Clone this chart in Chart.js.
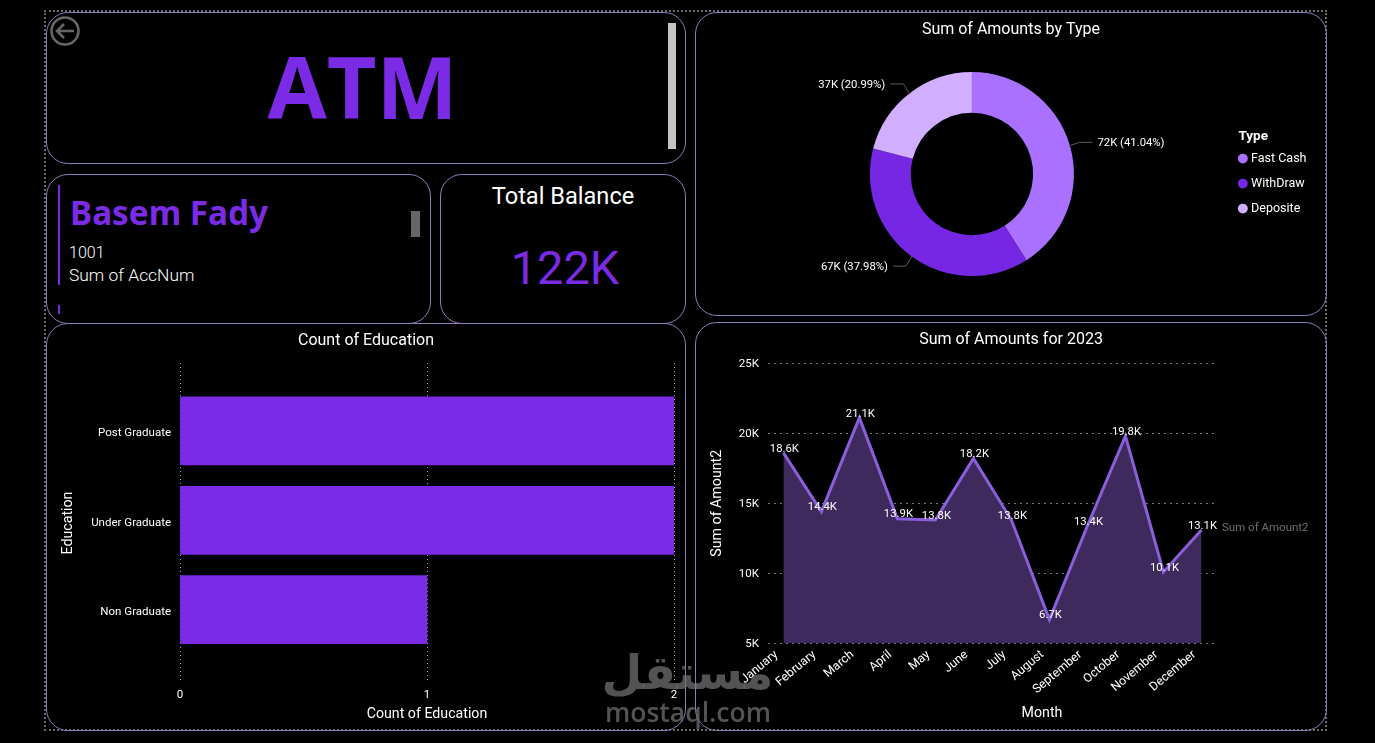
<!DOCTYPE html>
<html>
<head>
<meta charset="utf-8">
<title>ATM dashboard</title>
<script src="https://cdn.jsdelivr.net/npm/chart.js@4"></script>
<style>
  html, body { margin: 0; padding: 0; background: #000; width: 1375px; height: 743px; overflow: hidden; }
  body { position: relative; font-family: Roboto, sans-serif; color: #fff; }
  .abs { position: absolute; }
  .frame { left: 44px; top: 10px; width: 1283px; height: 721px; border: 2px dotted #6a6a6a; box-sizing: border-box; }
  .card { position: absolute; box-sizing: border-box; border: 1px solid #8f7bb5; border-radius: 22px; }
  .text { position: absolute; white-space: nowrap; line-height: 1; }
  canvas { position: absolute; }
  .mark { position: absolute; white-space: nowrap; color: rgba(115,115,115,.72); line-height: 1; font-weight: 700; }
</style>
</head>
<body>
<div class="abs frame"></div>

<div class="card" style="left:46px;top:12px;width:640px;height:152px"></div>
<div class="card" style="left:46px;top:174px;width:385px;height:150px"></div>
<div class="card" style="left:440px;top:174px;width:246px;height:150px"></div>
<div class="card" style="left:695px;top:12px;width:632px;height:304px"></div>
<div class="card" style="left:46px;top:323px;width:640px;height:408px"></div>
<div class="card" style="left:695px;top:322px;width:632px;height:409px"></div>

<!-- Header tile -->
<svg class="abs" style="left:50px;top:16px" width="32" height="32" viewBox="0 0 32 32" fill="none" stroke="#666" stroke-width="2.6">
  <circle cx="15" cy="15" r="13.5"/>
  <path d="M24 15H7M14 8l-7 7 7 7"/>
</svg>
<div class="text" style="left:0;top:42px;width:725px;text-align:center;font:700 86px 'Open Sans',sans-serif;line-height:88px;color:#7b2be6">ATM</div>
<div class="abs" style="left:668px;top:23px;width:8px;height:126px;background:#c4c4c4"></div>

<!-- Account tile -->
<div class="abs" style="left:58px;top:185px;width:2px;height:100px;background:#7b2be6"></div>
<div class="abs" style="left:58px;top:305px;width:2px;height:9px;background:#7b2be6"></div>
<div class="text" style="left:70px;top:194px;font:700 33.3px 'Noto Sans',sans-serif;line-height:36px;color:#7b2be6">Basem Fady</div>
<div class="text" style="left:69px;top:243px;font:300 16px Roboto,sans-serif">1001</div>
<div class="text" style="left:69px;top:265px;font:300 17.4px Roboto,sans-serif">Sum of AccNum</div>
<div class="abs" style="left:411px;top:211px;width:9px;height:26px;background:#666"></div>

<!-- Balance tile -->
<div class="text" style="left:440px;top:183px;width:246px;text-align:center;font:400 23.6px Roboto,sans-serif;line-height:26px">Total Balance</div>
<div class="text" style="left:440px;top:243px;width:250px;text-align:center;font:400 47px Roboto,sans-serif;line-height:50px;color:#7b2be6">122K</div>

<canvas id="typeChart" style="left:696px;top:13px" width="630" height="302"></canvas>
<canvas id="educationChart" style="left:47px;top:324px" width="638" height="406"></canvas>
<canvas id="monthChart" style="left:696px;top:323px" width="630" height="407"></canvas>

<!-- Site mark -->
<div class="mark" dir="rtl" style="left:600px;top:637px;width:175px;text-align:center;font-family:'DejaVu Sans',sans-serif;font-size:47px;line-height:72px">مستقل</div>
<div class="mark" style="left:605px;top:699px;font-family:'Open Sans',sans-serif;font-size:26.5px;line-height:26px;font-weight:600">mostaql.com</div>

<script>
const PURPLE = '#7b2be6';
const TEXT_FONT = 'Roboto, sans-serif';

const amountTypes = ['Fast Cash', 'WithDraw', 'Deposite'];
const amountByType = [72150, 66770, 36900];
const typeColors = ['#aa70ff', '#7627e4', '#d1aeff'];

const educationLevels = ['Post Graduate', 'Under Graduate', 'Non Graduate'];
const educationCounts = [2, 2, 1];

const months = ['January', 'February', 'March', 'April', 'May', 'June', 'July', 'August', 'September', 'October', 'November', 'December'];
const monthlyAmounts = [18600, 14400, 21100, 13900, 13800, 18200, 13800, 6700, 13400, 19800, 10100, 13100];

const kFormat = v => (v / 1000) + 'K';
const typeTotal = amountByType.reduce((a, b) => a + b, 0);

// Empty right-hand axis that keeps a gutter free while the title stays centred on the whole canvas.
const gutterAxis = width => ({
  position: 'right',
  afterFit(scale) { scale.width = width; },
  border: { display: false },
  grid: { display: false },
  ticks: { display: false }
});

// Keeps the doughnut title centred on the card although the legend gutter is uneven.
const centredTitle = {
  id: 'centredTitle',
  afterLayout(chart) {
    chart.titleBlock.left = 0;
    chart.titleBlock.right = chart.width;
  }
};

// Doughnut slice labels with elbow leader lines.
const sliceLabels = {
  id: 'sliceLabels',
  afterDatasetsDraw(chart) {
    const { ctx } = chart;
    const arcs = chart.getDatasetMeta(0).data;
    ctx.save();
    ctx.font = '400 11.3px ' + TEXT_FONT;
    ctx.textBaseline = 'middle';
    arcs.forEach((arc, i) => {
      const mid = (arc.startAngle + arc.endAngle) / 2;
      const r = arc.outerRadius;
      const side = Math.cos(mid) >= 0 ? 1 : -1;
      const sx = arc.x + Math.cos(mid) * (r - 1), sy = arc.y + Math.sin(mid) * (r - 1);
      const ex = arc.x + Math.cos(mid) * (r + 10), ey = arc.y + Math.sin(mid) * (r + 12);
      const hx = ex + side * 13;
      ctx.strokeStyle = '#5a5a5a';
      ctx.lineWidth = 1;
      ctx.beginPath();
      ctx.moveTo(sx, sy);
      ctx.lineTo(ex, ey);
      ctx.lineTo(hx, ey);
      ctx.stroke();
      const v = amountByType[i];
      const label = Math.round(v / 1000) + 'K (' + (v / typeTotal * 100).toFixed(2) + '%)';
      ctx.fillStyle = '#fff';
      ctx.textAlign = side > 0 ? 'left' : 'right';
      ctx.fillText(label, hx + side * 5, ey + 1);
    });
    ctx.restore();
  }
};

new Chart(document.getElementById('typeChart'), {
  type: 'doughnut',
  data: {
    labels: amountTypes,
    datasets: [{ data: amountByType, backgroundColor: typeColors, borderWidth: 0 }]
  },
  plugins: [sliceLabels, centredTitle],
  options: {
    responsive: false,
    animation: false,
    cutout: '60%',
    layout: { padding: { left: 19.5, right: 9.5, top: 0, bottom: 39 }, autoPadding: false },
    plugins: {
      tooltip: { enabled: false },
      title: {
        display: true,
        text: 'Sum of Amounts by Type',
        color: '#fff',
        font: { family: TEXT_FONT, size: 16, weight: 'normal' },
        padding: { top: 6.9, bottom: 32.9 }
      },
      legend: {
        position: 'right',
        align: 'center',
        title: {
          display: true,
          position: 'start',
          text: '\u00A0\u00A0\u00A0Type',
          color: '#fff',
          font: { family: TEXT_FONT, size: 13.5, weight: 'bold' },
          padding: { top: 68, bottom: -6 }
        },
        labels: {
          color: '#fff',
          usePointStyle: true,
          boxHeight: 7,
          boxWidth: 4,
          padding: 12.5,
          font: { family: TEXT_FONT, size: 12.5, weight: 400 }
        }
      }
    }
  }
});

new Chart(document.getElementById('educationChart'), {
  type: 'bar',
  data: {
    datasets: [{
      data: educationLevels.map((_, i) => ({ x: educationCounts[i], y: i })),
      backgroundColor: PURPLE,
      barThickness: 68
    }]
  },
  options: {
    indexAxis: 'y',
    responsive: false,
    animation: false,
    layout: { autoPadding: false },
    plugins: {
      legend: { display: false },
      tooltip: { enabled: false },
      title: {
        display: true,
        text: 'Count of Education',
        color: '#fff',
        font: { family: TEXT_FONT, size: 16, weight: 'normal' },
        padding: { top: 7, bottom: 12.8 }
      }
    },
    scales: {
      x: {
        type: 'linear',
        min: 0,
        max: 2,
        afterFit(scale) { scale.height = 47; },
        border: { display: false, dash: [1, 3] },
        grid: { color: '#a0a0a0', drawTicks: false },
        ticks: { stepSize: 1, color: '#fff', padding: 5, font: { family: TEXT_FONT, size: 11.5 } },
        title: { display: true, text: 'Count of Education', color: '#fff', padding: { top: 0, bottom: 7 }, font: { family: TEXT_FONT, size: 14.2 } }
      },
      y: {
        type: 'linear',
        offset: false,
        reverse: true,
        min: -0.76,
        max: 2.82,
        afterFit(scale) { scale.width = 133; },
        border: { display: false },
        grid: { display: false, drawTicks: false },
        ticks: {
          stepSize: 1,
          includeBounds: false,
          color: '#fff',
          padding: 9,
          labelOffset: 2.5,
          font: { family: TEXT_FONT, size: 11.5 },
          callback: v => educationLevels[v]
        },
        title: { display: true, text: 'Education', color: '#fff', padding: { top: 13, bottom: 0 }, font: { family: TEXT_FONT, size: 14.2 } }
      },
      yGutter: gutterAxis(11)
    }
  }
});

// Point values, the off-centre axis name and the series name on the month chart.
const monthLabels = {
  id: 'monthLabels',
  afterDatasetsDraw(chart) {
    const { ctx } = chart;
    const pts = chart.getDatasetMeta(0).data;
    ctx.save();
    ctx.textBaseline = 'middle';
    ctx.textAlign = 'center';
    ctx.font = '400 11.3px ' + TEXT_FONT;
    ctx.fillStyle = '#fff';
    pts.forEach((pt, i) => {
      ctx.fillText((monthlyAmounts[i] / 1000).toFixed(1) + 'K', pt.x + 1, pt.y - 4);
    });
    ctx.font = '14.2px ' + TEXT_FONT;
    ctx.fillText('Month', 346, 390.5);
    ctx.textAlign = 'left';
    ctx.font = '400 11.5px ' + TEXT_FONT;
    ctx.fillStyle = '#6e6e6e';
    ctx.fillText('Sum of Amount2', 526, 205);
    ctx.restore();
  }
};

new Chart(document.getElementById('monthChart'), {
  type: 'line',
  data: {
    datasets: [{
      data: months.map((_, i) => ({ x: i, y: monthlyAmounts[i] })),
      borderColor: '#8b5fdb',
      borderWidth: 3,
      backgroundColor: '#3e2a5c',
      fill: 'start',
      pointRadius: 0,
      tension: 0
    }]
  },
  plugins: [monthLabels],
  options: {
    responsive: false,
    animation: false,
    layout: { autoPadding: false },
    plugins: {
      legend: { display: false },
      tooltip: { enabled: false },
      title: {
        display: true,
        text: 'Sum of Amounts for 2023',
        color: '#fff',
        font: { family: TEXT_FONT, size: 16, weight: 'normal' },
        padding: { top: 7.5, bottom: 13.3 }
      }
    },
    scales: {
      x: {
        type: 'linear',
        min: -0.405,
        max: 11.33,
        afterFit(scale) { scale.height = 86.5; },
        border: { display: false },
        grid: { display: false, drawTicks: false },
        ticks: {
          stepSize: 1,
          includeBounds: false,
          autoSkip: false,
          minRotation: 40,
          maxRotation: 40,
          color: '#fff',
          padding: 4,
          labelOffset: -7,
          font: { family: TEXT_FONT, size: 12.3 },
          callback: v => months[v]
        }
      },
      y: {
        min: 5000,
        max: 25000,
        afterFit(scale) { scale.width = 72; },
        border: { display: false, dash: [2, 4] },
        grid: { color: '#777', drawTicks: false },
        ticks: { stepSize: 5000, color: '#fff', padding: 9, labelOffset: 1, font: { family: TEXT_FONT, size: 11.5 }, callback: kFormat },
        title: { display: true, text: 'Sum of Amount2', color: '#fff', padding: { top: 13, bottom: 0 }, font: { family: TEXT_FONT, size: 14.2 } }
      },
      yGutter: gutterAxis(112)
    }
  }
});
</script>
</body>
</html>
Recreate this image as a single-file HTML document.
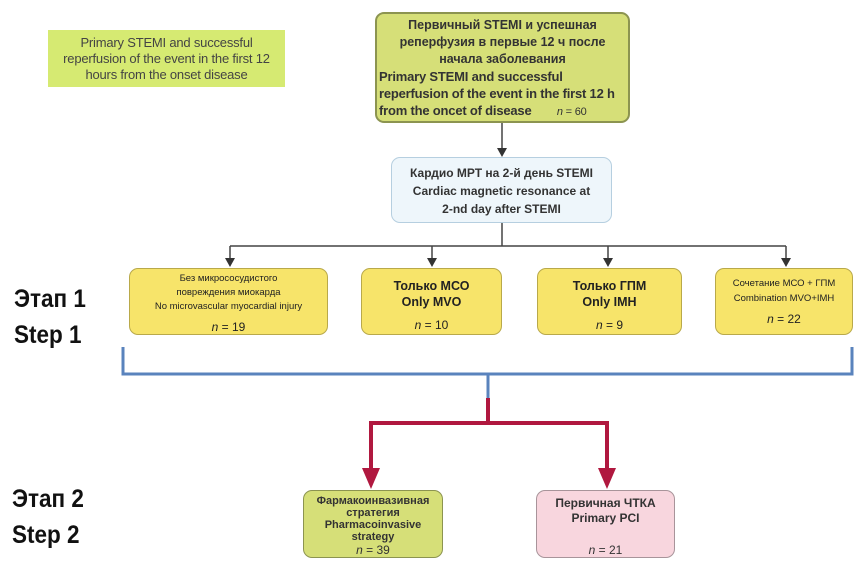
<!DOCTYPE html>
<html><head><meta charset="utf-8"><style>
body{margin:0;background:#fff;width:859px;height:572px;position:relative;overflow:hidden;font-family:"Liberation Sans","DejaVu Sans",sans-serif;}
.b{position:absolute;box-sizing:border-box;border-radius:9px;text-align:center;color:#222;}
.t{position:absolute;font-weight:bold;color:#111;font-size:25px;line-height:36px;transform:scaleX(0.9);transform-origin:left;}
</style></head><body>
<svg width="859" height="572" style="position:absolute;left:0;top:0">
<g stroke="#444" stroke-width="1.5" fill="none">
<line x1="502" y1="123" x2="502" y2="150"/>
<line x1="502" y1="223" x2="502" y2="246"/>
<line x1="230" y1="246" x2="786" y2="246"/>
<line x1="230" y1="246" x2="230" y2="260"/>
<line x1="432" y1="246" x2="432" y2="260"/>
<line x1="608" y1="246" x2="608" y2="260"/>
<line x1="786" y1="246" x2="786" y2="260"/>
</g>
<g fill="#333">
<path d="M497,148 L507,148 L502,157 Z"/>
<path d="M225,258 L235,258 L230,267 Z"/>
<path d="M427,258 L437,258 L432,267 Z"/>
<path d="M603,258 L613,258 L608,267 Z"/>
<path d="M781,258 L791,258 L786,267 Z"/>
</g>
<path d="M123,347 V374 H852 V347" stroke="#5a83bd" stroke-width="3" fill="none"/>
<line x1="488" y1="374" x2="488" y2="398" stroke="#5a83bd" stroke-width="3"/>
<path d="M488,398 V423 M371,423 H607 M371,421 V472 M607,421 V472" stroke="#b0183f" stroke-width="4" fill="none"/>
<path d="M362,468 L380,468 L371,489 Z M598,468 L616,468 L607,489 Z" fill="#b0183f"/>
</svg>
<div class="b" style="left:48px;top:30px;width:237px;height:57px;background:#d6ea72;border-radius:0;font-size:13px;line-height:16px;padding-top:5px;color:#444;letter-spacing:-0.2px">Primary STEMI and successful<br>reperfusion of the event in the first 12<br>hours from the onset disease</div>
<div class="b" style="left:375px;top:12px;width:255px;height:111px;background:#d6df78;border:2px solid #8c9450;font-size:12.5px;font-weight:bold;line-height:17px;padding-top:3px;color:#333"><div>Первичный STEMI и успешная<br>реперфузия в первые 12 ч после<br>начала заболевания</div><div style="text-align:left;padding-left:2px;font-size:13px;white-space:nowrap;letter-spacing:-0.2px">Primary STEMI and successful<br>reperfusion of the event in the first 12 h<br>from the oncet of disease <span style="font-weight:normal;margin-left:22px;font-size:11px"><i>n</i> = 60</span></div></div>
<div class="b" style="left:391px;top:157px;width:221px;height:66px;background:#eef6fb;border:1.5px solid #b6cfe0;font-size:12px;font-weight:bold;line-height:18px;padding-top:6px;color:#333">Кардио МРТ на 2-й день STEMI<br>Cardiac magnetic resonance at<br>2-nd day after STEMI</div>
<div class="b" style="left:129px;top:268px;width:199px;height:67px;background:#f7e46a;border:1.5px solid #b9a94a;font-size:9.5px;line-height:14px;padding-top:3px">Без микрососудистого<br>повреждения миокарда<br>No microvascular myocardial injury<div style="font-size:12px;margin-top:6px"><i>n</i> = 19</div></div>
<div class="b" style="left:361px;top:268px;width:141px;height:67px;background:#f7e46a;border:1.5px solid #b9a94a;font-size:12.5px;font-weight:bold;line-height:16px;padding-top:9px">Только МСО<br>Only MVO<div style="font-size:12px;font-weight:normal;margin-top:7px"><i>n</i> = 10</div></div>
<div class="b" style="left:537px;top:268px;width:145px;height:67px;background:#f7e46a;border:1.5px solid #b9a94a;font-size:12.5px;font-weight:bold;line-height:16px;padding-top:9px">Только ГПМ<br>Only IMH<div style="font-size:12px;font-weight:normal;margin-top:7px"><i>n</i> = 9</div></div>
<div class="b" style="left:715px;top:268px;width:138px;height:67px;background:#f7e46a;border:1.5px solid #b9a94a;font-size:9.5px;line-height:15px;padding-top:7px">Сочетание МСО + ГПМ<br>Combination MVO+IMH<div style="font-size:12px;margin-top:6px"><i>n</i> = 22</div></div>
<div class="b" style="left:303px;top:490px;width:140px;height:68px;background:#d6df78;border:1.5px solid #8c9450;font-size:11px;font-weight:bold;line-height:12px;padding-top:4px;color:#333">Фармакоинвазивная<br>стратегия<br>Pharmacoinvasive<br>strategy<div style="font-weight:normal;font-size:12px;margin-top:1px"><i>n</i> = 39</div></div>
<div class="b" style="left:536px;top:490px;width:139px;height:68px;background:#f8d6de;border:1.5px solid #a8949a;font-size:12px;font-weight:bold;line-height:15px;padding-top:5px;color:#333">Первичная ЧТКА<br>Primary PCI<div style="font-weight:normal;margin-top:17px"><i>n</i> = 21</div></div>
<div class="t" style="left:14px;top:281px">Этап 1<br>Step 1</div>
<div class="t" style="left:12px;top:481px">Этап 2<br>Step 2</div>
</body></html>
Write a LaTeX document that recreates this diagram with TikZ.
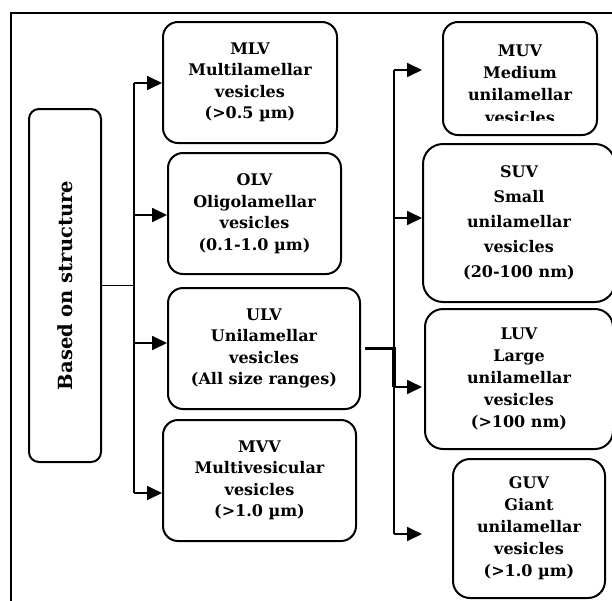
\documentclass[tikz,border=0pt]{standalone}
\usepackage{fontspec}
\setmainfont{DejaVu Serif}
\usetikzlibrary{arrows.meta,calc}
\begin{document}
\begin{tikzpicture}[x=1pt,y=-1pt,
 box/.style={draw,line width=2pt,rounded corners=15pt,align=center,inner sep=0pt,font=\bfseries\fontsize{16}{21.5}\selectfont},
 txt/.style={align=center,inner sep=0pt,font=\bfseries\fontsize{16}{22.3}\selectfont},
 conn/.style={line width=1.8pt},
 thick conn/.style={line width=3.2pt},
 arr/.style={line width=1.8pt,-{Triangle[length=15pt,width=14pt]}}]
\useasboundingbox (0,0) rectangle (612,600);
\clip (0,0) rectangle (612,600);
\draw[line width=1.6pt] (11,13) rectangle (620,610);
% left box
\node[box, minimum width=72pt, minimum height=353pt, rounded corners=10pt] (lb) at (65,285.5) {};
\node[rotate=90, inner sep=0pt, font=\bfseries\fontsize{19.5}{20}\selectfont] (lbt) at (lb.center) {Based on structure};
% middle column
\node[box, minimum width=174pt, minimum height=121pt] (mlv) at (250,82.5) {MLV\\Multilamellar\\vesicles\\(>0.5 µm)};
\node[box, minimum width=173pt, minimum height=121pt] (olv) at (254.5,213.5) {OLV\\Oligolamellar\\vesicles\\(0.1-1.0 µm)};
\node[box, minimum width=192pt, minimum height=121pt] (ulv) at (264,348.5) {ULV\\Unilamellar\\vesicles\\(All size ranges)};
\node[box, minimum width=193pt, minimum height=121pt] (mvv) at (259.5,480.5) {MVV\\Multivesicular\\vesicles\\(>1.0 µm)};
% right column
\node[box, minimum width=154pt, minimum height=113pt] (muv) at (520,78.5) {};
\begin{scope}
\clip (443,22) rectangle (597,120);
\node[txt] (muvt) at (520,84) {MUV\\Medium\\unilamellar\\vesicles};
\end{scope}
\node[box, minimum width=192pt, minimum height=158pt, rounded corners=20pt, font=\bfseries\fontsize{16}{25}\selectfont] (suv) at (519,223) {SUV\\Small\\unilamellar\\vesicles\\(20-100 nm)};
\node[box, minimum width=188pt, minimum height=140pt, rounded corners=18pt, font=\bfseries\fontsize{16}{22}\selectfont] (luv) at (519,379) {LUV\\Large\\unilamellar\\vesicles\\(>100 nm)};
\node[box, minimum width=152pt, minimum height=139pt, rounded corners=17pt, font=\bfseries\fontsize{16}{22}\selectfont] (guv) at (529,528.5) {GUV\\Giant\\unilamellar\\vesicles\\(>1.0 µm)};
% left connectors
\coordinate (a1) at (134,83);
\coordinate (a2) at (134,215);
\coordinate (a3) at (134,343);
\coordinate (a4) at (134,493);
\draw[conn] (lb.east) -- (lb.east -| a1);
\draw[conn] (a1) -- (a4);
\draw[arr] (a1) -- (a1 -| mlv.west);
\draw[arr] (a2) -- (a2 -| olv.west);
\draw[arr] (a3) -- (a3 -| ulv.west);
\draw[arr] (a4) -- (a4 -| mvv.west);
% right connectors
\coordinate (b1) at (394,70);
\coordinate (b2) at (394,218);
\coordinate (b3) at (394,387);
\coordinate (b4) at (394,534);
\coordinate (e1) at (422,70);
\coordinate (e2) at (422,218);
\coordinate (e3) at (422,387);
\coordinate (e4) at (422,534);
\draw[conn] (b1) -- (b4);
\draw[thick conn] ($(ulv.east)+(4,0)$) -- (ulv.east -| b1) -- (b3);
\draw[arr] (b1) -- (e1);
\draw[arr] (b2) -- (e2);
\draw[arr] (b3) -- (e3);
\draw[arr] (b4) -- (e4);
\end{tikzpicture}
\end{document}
────────────────────────────────────────
WHAT TO DO:
From the entries, report each line that includes the word "this".

THE OUTPUT:
Clone this chart in Chart.js.
Recreate this image as a single-file HTML document.
Write a LaTeX document that recreates this diagram with TikZ.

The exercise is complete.